_Exercise inputs:_
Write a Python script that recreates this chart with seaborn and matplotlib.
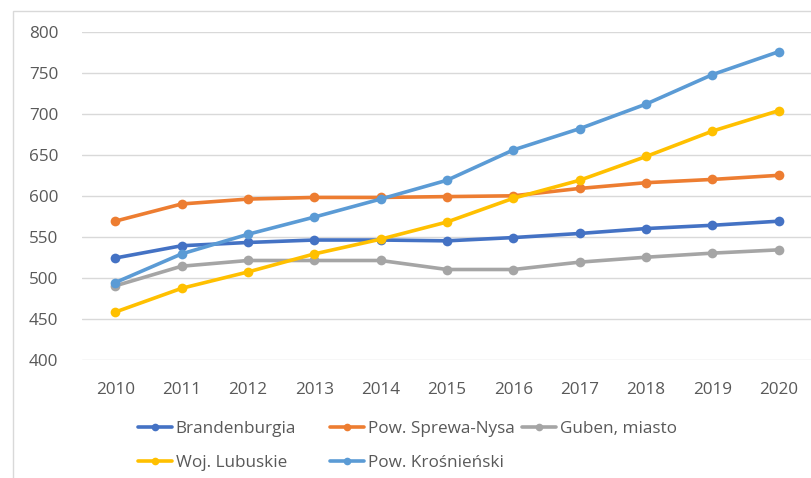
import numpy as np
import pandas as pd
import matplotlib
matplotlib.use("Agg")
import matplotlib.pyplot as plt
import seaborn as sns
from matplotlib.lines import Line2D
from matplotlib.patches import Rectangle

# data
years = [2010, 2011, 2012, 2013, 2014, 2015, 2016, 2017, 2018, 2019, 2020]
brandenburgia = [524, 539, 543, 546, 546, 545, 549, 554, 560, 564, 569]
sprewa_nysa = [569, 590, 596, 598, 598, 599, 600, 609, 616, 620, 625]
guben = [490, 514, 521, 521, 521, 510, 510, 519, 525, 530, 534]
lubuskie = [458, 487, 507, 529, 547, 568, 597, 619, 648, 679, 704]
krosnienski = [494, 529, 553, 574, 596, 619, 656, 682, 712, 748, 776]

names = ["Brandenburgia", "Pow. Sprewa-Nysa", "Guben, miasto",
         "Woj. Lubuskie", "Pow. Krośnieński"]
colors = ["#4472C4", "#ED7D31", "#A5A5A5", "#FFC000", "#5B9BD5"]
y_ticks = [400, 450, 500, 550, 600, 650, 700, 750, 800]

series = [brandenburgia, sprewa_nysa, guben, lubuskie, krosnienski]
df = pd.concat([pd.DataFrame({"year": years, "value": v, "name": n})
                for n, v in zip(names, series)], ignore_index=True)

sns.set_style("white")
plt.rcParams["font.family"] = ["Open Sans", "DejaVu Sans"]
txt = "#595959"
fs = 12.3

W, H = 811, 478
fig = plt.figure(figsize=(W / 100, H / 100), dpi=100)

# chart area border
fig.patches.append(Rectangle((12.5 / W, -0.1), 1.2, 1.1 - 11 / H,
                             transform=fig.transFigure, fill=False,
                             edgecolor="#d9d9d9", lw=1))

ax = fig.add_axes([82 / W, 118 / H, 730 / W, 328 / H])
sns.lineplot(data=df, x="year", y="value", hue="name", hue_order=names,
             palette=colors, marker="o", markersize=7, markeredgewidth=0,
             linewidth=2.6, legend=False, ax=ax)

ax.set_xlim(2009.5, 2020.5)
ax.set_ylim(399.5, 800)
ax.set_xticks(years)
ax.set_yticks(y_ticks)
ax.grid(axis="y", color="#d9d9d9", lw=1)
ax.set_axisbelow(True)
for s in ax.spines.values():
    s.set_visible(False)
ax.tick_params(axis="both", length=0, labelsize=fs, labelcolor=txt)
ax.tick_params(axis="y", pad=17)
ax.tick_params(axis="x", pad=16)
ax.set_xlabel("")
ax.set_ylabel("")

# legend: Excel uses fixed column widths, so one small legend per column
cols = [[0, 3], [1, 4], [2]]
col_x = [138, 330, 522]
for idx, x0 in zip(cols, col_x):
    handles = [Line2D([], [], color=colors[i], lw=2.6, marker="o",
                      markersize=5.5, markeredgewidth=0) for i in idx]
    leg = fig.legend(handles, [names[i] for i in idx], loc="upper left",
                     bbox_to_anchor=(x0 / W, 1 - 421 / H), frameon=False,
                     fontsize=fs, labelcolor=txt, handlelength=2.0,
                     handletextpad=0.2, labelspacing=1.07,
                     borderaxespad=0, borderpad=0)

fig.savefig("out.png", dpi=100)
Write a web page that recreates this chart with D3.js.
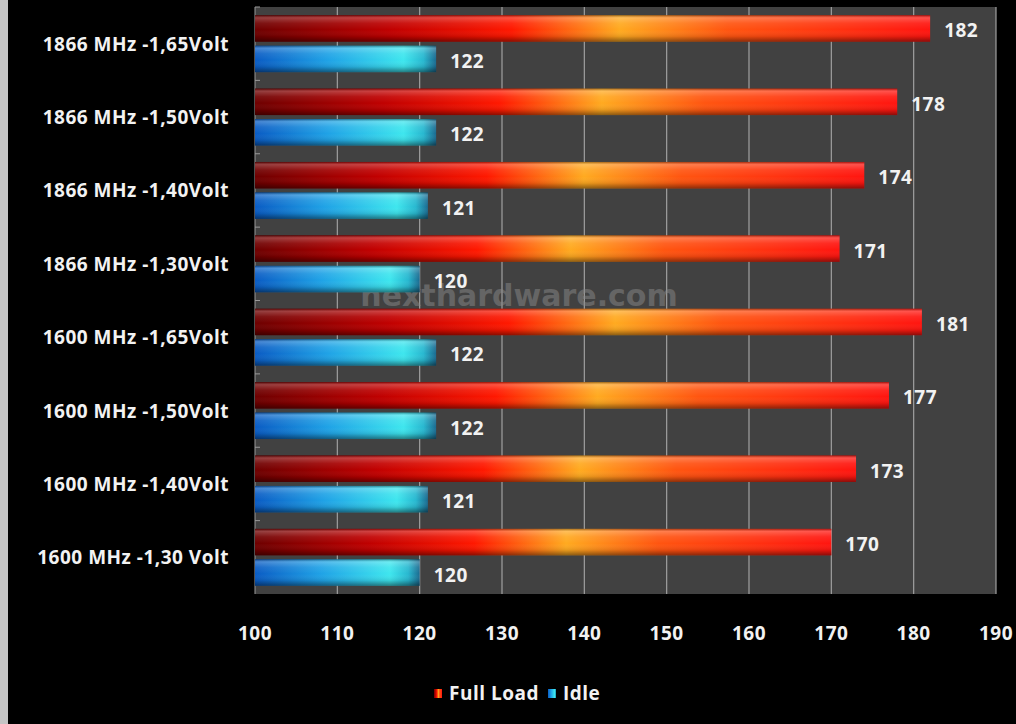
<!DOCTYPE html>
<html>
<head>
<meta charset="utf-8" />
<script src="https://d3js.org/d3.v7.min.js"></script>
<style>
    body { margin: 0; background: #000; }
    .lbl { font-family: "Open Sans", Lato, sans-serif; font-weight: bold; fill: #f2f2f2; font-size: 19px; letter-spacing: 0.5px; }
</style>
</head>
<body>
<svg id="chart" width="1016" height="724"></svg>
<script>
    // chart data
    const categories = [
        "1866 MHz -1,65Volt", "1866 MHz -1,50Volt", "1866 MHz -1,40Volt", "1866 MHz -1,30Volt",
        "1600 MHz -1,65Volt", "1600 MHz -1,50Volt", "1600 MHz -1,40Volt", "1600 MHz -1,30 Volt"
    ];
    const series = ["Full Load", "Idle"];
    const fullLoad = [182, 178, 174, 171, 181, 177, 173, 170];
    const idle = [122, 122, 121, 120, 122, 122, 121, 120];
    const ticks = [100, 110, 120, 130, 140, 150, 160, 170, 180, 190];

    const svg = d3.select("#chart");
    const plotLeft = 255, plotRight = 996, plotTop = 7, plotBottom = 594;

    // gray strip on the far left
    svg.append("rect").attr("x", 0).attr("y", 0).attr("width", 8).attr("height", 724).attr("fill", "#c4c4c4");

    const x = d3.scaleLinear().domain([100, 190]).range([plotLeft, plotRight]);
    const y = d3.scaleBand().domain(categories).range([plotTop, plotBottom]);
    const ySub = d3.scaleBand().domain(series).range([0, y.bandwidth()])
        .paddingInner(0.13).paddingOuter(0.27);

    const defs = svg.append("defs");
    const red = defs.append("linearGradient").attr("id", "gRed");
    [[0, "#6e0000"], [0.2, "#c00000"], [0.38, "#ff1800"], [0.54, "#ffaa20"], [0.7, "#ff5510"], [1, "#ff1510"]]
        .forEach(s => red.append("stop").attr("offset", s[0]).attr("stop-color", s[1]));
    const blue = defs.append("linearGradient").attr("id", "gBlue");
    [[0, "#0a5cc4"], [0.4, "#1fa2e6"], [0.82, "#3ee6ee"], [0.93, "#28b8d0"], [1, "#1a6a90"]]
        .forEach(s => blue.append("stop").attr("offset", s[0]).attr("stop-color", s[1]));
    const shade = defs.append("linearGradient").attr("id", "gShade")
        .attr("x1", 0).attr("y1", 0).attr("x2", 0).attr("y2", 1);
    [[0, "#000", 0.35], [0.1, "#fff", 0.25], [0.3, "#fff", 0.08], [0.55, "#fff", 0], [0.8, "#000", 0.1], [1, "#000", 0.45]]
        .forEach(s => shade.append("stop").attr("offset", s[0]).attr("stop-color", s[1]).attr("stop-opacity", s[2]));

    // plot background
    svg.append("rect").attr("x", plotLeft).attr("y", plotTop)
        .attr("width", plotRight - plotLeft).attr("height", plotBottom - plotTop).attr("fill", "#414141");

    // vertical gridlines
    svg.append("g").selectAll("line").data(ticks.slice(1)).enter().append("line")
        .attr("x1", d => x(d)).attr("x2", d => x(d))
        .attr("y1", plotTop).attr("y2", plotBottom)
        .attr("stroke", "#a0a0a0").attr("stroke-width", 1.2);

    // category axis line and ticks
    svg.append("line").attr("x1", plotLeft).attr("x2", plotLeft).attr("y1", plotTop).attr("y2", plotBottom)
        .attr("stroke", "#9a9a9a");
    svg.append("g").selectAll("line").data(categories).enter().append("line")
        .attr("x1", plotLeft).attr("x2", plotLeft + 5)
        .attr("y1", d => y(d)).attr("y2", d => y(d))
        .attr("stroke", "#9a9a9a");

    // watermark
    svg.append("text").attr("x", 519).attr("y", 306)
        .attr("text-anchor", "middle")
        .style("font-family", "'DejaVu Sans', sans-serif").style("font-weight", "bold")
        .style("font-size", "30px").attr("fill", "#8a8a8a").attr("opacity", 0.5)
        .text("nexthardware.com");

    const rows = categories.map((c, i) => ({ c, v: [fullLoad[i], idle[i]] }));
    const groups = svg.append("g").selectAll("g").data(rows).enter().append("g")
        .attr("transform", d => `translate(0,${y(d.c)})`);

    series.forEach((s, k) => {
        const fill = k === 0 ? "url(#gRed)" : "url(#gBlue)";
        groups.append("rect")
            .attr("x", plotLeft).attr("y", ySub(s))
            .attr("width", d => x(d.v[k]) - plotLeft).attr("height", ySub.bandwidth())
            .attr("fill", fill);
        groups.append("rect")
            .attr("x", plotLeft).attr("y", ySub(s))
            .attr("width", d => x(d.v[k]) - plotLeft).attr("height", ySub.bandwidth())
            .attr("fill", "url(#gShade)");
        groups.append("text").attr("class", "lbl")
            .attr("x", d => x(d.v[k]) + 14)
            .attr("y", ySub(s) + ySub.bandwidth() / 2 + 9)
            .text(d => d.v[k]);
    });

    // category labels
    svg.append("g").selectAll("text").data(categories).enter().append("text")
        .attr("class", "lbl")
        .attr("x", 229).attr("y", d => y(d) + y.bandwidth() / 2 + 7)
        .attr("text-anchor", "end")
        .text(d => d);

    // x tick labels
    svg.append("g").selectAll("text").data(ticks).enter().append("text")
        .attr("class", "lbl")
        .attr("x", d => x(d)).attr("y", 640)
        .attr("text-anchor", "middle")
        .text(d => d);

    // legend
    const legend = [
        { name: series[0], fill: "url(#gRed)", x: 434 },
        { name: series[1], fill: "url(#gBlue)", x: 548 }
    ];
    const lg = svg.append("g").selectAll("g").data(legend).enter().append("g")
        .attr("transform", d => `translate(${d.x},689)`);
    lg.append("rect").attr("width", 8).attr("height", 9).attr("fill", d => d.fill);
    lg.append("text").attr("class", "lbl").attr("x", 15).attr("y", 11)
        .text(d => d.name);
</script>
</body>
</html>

_Exercise goal:_ Take only the lines above from the one that has "Write a web" through the one that has "170, 180, 190];" and reproduce them exactly, omitting any pictures.

_Answer in full:_
Write a web page that recreates this chart with D3.js.
<!DOCTYPE html>
<html>
<head>
<meta charset="utf-8" />
<script src="https://d3js.org/d3.v7.min.js"></script>
<style>
    body { margin: 0; background: #000; }
    .lbl { font-family: "Open Sans", Lato, sans-serif; font-weight: bold; fill: #f2f2f2; font-size: 19px; letter-spacing: 0.5px; }
</style>
</head>
<body>
<svg id="chart" width="1016" height="724"></svg>
<script>
    // chart data
    const categories = [
        "1866 MHz -1,65Volt", "1866 MHz -1,50Volt", "1866 MHz -1,40Volt", "1866 MHz -1,30Volt",
        "1600 MHz -1,65Volt", "1600 MHz -1,50Volt", "1600 MHz -1,40Volt", "1600 MHz -1,30 Volt"
    ];
    const series = ["Full Load", "Idle"];
    const fullLoad = [182, 178, 174, 171, 181, 177, 173, 170];
    const idle = [122, 122, 121, 120, 122, 122, 121, 120];
    const ticks = [100, 110, 120, 130, 140, 150, 160, 170, 180, 190];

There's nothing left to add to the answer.